Marketing is an essential part of the theatrical arts. If tickets aren't sold - then the show can't go on. I went back in my mind and started thinking about past campaigns I had worked on and seen in Hong Kong and why they worked.

1) Being well connected
There is something to be said for having a powerful mailing list. If you are a well connected artist with fans you are not only going to be able to produce successful shows. You're also going to be a person people will want to cast because they know you'll fill the house. Making yourself marketable as an artist is an important factor in being a working thespian. We work in a field where people have to enjoy watching you. If you stop entertaining them - you're going to stop working. Simple.

2) Facebook Friends/Getting Twitterpated
I use as many different avenues of social media as I can in order to promote my shows. I have different friends on all my social media devices. I mainly have media/communications/blogger people on Twitter and I have more personal/theatrical connections on facebook. I think all theatre companies in town should have an official facebook page/website so people can search for you easily. There is nothing more frustrating then wanting to contact someone in the theatre world and having no way to find their email address.

My art friends are more likely to use Instagram and Pinterest as it's a fun way for them to share their art. I will share my show posters and photos on these services. I had a trial run with Youtube and vlogging earlier in the year but frankly it was very stressful finding venues to sponsor as locations to shoot in and guest stars for the vlogs. It wasn't worth the trouble and my hits didn't increase that much... Has anyone in town had great success with trailers for their show? I would love to hear some stats.

3)Networking with other communities
I've found that getting a sponsor for a show really helps open up your network. For example, a show I produced had a bar as a sponsor and because of that we were put on their mailing list, their website and their facebook page. This helped link us into their thousands of fans. Sometimes a sponsor can be worth a lot more in ticket sales than actual donation money because if they like you - their fans will "like" you. If you get what I'm saying....

4) Tradition!
I love the traditional methods of outreach. Nothing can beat a well designed show poster or a snazzy radio interview. I have bought tickets because of flyers and interesting interviews. Due to the vast amount of leaflets given out in HK, one has to design a stellar flyer and make a digital version that is equally eye appealing.
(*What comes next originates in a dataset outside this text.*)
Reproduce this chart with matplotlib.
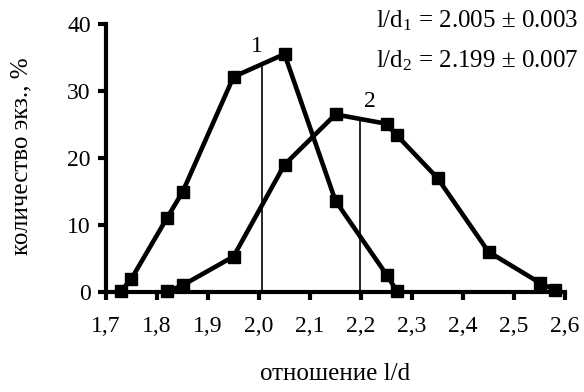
import numpy as np
import matplotlib
matplotlib.use('Agg')
import matplotlib.pyplot as plt
from matplotlib.ticker import FuncFormatter

plt.rcParams['font.family'] = ['Liberation Serif', 'DejaVu Serif']
plt.rcParams['mathtext.fontset'] = 'custom'
plt.rcParams['mathtext.rm'] = 'Liberation Serif'
plt.rcParams['mathtext.it'] = 'Liberation Serif'

# data
x1 = [1.73, 1.75, 1.82, 1.85, 1.95, 2.05, 2.15, 2.25, 2.27]
y1 = [0.2, 2.0, 11.1, 14.9, 32.1, 35.5, 13.6, 2.6, 0.2]
x2 = [1.82, 1.85, 1.95, 2.05, 2.15, 2.25, 2.27, 2.35, 2.45, 2.55, 2.58]
y2 = [0.1, 1.0, 5.3, 19.0, 26.5, 25.1, 23.4, 17.0, 6.0, 1.4, 0.3]
mean1, err1 = 2.005, 0.003
mean2, err2 = 2.199, 0.007

fig = plt.figure(figsize=(5.84, 3.92), dpi=100)
ax = fig.add_axes([0.1815, 0.255, 0.786, 0.684])

for xs, ys in [(x1, y1), (x2, y2)]:
    ax.plot(xs, ys, color='black', lw=3.3, marker='s', ms=8, clip_on=False, zorder=3)

# vertical mean lines up to the curve
ax.plot([mean1, mean1], [0, np.interp(mean1, x1, y1)], color='black', lw=1.2)
ax.plot([mean2, mean2], [0, np.interp(mean2, x2, y2)], color='black', lw=1.2)

ax.text(1.995, 36.6, '1', fontsize=17, ha='center', va='center')
ax.text(2.218, 28.4, '2', fontsize=17, ha='center', va='center')

fig.text(0.99, 0.929, 'l/d$_1$ = %.3f ± %.3f' % (mean1, err1),
         ha='right', va='baseline', fontsize=18)
fig.text(0.99, 0.827, 'l/d$_2$ = %.3f ± %.3f' % (mean2, err2),
         ha='right', va='baseline', fontsize=18)

ax.set_xlim(1.7, 2.6)
ax.set_ylim(0, 40)
ax.set_xticks(np.arange(1.7, 2.61, 0.1))
ax.set_yticks([0, 10, 20, 30, 40])
ax.xaxis.set_major_formatter(FuncFormatter(lambda v, p: ('%.1f' % v).replace('.', ',')))

for s in ['top', 'right']:
    ax.spines[s].set_visible(False)
for s in ['left', 'bottom']:
    ax.spines[s].set_linewidth(3)
ax.tick_params(direction='out', length=6, width=3, labelsize=17)
ax.tick_params(axis='x', pad=11)
ax.tick_params(axis='y', pad=5)

fig.text(0.574, 0.045, 'отношение l/d', fontsize=18, ha='center', va='center')
fig.text(0.036, 0.602, 'количество экз., %', fontsize=18, ha='center', va='center',
         rotation=90)

fig.savefig('out.png', dpi=100)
There is nothing more annoying than a digital flyer where the print is too small to read.


5) Internet Press
The average turn around in internet press is 24-48 hours. Publications like HK magazine and Time Out go to press 2 weeks before the date printed on the cover. There is no way for them to give an accurate review of shows in town because no company, whether visiting or local, has the resources to present a press preview 2 weeks before opening. And because of a limitation of space, it's simply not possible to list every production that is happening.

We as an artistic community need to use the power of the internet to help us get the word out on our shows. Recently HKELD acquired it's 500,000th hit and has grown to be the number one art blog in Hong Kong. This didn't come easy for us. And we certainly accumulated a bunch of critics amongst the way... But you know what? Criticism is ok. It helps you grow, it gives you things to improve and all press is good press. 

To wrap it up, I know some people are not a fan of using social media or the internet to promote shows. They think it's tacky to email and harass people to buy tickets. They even think bad things about me for writing reviews in real time while a show is still playing. My official response: "If they stop being your friend because you tried to sell them a ticket or told them what you really thought of their show - they never were your friend..."


Tips for social media advertising:

*Diversify your content. Something new every day/every couple of days.

*Share other people's things. Start conversations. Don't make it all about you!

*Photos and videos are great! Some people don't like reading anymore.

*Share information and be open to questions about your work.